To buy stock, a man gives his order to one of these brokers or dealers and pays a fee based on a standard schedule of rates. When he sells stock, this involves another fee, unless he's bought stock in a company that waves the fee.
The more frequently a customer buys and sells, the more fees he pays. A broker or dealer cannot make much income on a customer who buys stock and holds it for many years, except for the few customers wealthy enough to own a large amount of stock. So a broker or dealer is likely to prefer active speculators as customers; and the stock exchanges handle transactions in a manner designed mainly to please speculators, with extreme emphasis on speed.
A stockbroker or dealer may buy and sell stock on his own account rather than for a client. He acts as a cushion, making it easier for his clients to buy and sell quickly. But from the viewpoint of a long-term investor, he resembles a speculator.
A speculator aims to buy a stock that will soon rise considerably in price, so that he can then sell at a profit. Or if he expects a stock to drop in price, he "sells short," a device that enables him to borrow and sell stock he does not own, and to make a profit if the price falls soon enough and far enough. Either way, he needs a forecast or a tip on how the stock's price is going to move. Brokers furnish these as a free service to their customers. Or a speculator can subscribe to one or more of the advisory services that issue forecasts frequently, usually weekly.
An outfit that makes a business of offering advice on the stock market has a better chance of selling its forecasts to a customer who keeps close watch on the market and acts frequently. So while one adviser may differ sharply with others as to what is going to happen and which stock is best to buy or sell, the advisers have the effect of working together in arousing speculators to act, and frequently. The great majority of the advertisements issued by advisory services and brokers are aimed at people inclined to do at least a little gambling.
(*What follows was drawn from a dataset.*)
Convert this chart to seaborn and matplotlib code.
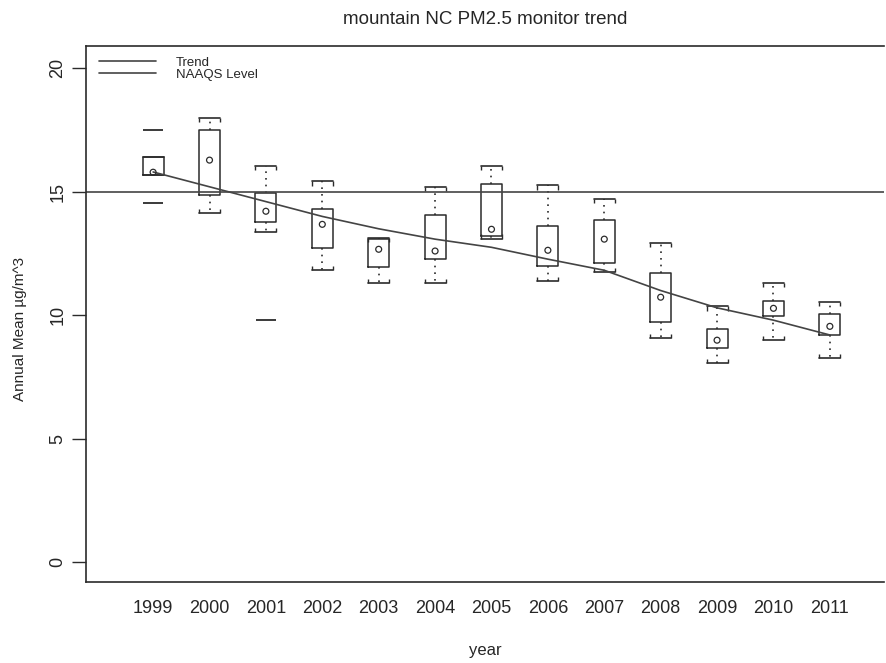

Does stock gambling pay? Of course most speculators sometimes guess right, and in a period of rapid rise in the average level of stock prices, as in 1954 and 1958, the odds are in favor of a speculator's being able to sell his stock for considerably more than it cost him. But is there proof that some method of speculating has worked well, on the average, over a period long enough to include all sorts of conditions? It seems likely that no experienced gambler has adequate long-term records, at least not that he cares to publish.
Wall Street contains numerous brokers and other advisers, apparently quite prosperous, who recommend speculation, the implication being that they can show a client how to gamble successfully. But a cautious amateur needs the answer to two questions: First, did the adviser's wealth come from his own skill in speculation, or from some other source; and especially, is it the result of his skill in inducing large numbers of get-rich-quick clients to pay his fees? Second, if the adviser has actually been consistently successful in speculating, does he understand how he did it, and can he explain well enough so that his client can have long-term good results?
Keeping records of one's successes and failures when investing in the stock market can be very telling, but few if any people actually do so. We highly recommend finding a broker you can trust and keeping careful records of your investments.